Friday, July 21, 2006

A Consistent Ethic of Life

Last night on the Daily Show, Jon Stewart commented on the Bush veto of the Stem Cell Research bill.



For those of you without sound on your computer or just not wanting to spend five minutes watching Jon Stewart, he basically picked up on the idea that Bush vetoed the bill because in his eyes, it is murder to kill viable embryos for research, but apparently feels that 30,000 Iraqi civilian deaths is acceptable to spread democracy. While Stewart eventually takes the argument to the extreme (as he is prone to doing), the argument definitely made me think about it.

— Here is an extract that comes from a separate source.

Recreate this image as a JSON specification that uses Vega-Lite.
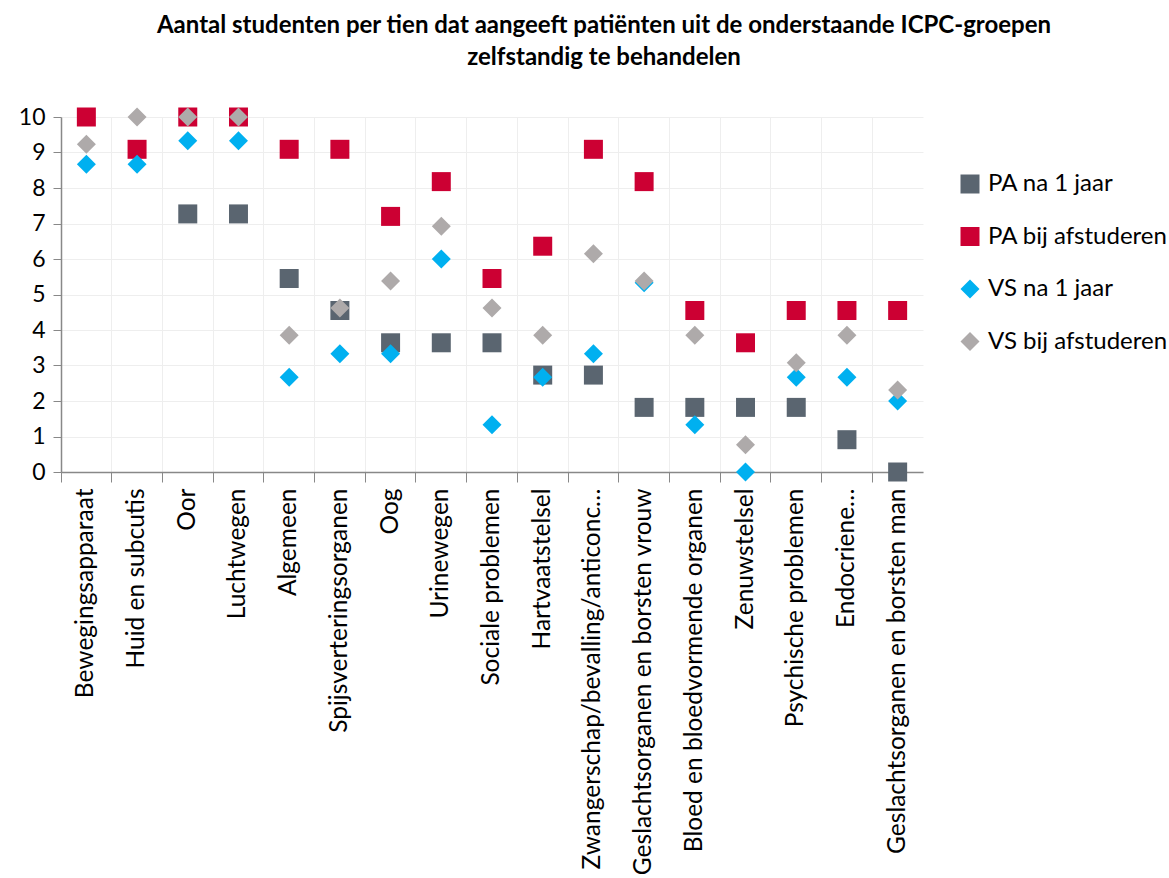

Within the broader evangelical movement there seems to be some inconsistency when it comes to the subject of life. For example, we are more than happy to fight for the rights of an unborn child. However, once that child is born, we seem to back away, particularly if that child is lower class. And maybe "back away" is not the best term to use there; maybe conveniently forget is better. Similarly, there are many who feel that the spread of democracy and the protection of Iraqi citizens from the rise of an Islamic fundamentalist regime is of tantamount importance in the Middle East, but the "collateral damage" to those citizens while they are protected is an acceptable cost to the war.

It seems to me this is one of the easiest hole nonChristians to pick at Christians with. If we say we are for life or pro-life, doesn't that mean we are pro-life in all of our doings? If we are for the child in utero, mustn't we be pro-life ex utero? I think it would be an equally strong statement of life for people to offer a choice to women who feel they have no other choice but to get an abortion?

This is difficult because it would be stepping out of comfort zones and offering real, lasting solutions to people and not just slogans we can speak, or petitions we can sign, and then go home and forget about it until the next election year.

All of this calls for a discerning heart and willingness to commit to life, even if it is inconvenient. If Jesus came to give us life and life to the fullest, I don't think there's any other stand his followers can make.

4 comments:

JMG said...

I said almost the same thing this morning at my blog.

Great minds think alike!

Phil said...

Or mediocre minds, depending on your point of view...

JMG's great post is here

scott said...

I taught a class a few weeks back on the "seamless garment" theology, or having a consistent ethic of life. I was struck by a quote from Joseph Cardinal Bernadin's landmark speech in 1984:

"The range of application is all too evident: nuclear war threatens life on a previously unimaginable scale; abortion takes life daily on a horrendous scale; public executions are fast becoming weekly events in the most advanced technological society in history; and euthanasia is now openly discussed and even advocated. Each of these assaults on life has its own meaning and morality; they cannot be collapsed into one problem, but they must be confronted as pieces of a larger pattern."

We must be consistent. That means life lost in Lebanon is just as important as those lost in Israel.

Thomas+ said...

Scott's quotation above is apt. Not only for what it says, but for who is saying it.

The Catholic Church has done a vast amount of work in the realm of moral thelogy, and their conclusions far surpass most evangelicals. Compare, for instance, John Paul II's "Culture of Death" teaching to Pat Robertson's call to assasinate the President of Venezuela, and I think you will see what I mean.

One of the great tragedies of contemporary politics has been the Republicanization of evangelical Christianity, and the continued merging of our religion and the most jingoistic of American values. The number of giant SUVs with Jesus-fish stick-ons next to their W--The President stickers is a clear sign, at least to me, of this phenomenon.

Of course, a merging of the Christian faith with liberal politics is just as ugly (see the Episcopal Church), its just not as wide-spread.